Und wie ist der technische Stand?
Wenn man das alles nachrüsten wollte, was von diesen Sicherheitsschwächen bekannt ist, dann würden sich die Kraftwerke nicht mehr rechnen. Würde man zudem einen wirksamen Schutz gegen Flugzeugangriffe fordern, müsste man zumindest die alten Kraftwerke abschalten, weil das für den Betreiber zu teuer wäre.
Die Stromkonzerne haben bereits angekündigt, während der Zeit der Abschaltungen nicht mehr in den Fonds zum Ausbau des Ökostroms einzahlen wollen. Ist das vertraglich möglich?
Ja, und an dieser Stelle offenbart sich der Charakter des so genannten Ökofonds. Letztlich geht es nämlich darum, dass die Betreiber nur dann einzahlen, wenn sie nicht wegen Sicherheitsfragen zu Kasse geben werden. Hier geht tatsächlich die Ratio dieses Vertrages auf: Wenn es den Betreibern zu teuer wird für die Sicherheit in ihre Kraftwerke zu investieren, dann wird in diesen Fonds nicht mehr eingezahlt. Umgekehrt ergibt sich daraus der politische Druck, eher bei der Sicherheit zu sparen, um für den Ökofonds Geld zu haben. Eine solche Konstruktion ist meiner Meinung nach von vornherein abzulehnen.
Die Bundesländer haben sich bislang erfolgreich gegen die so genannten Sicherheitskriterien für Kernkraftwerke zur Wehr gesetzt.
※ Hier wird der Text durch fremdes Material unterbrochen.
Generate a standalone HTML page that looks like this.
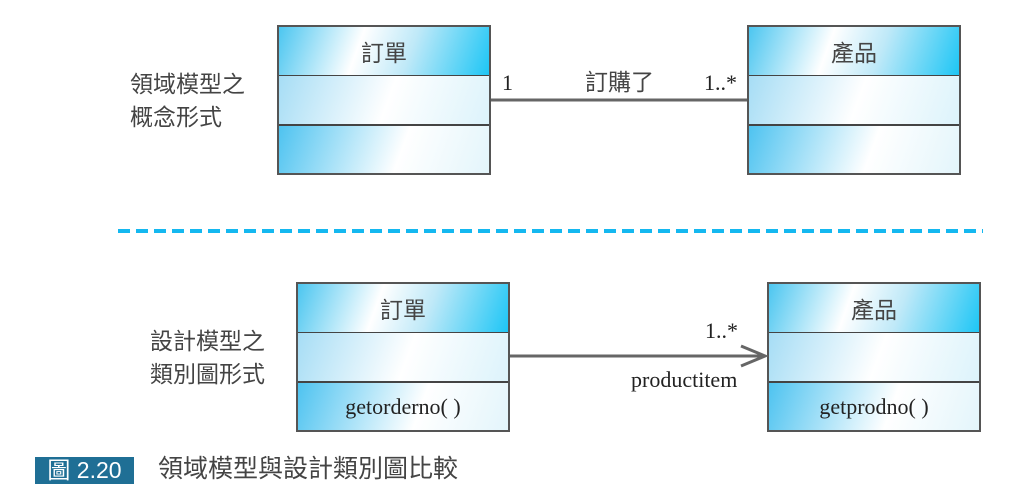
<!DOCTYPE html>
<html><head><meta charset="utf-8"><style>
body{margin:0;width:1030px;height:498px;background:#fff;position:relative;overflow:hidden;font-family:"Liberation Sans","Noto Sans CJK TC",sans-serif;color:#333}
.box{position:absolute;width:214px;height:150px;border:2px solid #555;box-sizing:border-box}
.c{position:absolute;left:0;right:0;height:50px;box-sizing:border-box;display:flex;align-items:center;justify-content:center;font-size:23px;color:#444}
.h{top:0;background:linear-gradient(110deg,#4cc6f0 0%,#fff 38%,#bfe9f8 62%,#1ec6f5 100%);border-bottom:2px solid #444}
.m{top:49px;background:linear-gradient(110deg,#a6ddf5 0%,#fff 52%,#dcf3fb 100%);border-bottom:2px solid #444}
.b{top:99px;height:47px;background:linear-gradient(110deg,#4ec3f0 0%,#fff 58%,#e3f5fb 100%);font-family:"Liberation Serif",serif;font-size:22px;color:#222}
.t{position:absolute;font-size:23px;color:#444;line-height:33px}
.s{position:absolute;font-family:"Liberation Serif",serif;font-size:22px;color:#222}
</style></head><body>
<div class="t" style="left:130px;top:68px">領域模型之<br>概念形式</div>
<div class="t" style="left:150px;top:325px">設計模型之<br>類別圖形式</div>

<div class="box" style="left:277px;top:25px"><div class="c h">訂單</div><div class="c m"></div><div class="c b"></div></div>
<div class="box" style="left:747px;top:25px"><div class="c h">產品</div><div class="c m"></div><div class="c b"></div></div>
<div class="box" style="left:296px;top:282px"><div class="c h">訂單</div><div class="c m"></div><div class="c b">getorderno( )</div></div>
<div class="box" style="left:767px;top:282px"><div class="c h">產品</div><div class="c m"></div><div class="c b">getprodno( )</div></div>

<svg style="position:absolute;left:0;top:0" width="1030" height="498">
<line x1="491" y1="100" x2="747" y2="100" stroke="#666" stroke-width="3"/>
<line x1="118" y1="231" x2="983" y2="231" stroke="#14b8f0" stroke-width="4" stroke-dasharray="12,6"/>
<line x1="510" y1="356" x2="765" y2="356" stroke="#666" stroke-width="3"/>
<polyline points="741,346 765,356 741,366" fill="none" stroke="#666" stroke-width="3"/>
</svg>
<div class="s" style="left:502px;top:70px">1</div>
<div class="t" style="left:585px;top:66px">訂購了</div>
<div class="s" style="left:704px;top:70px">1..*</div>
<div class="s" style="left:705px;top:318px">1..*</div>
<div class="s" style="left:631px;top:367px">productitem</div>

<div style="position:absolute;left:35px;top:457px;width:99px;height:27px;background:#1f6f95;color:#fff;font-size:23px;line-height:27px;text-align:center">圖 2.20</div>
<div class="t" style="left:158px;top:453px;font-size:25px">領域模型與設計類別圖比較</div>
</body></html>
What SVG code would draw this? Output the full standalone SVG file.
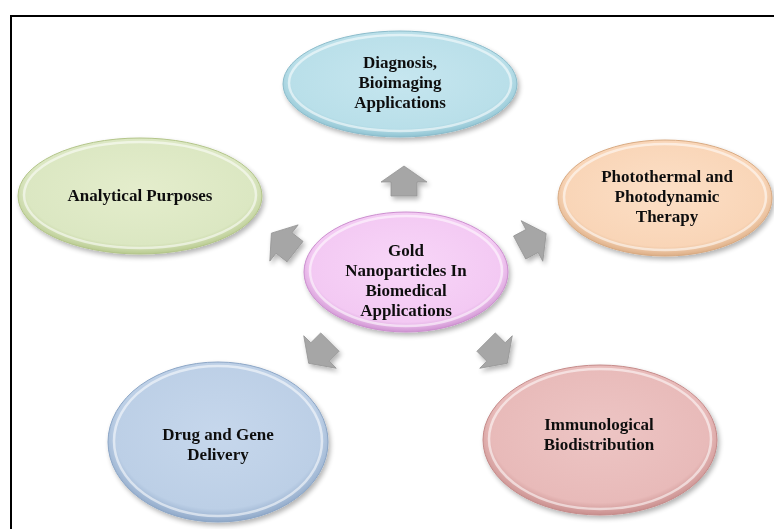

Ist das nicht aus ein Thema für Merkels Moratorium?
Ich denke schon. Denn, wenn jetzt im Rahmen des Moratoriums eine Überprüfung der Sicherheit stattfinden soll, müssen alle Fakten auf den Tisch. Jetzt muss transparent dargestellt werden, welche Abweichungen die deutschen Kernkraftwerke von den Anforderungen haben, die sie nach heutigem Stand von Wissenschaft und Technik zu erfüllen hätten. Nur wenn das auf den Tisch kommt, kann man auch bewerten, was zu tun ist. Von vornherein zu sagen, welche Nachrüstungen jetzt erforderlich sind, ist ohne eine solche transparente und objektive Überprüfung nicht möglich. Nur davor hat sich die Bundesregierung bislang gedrückt.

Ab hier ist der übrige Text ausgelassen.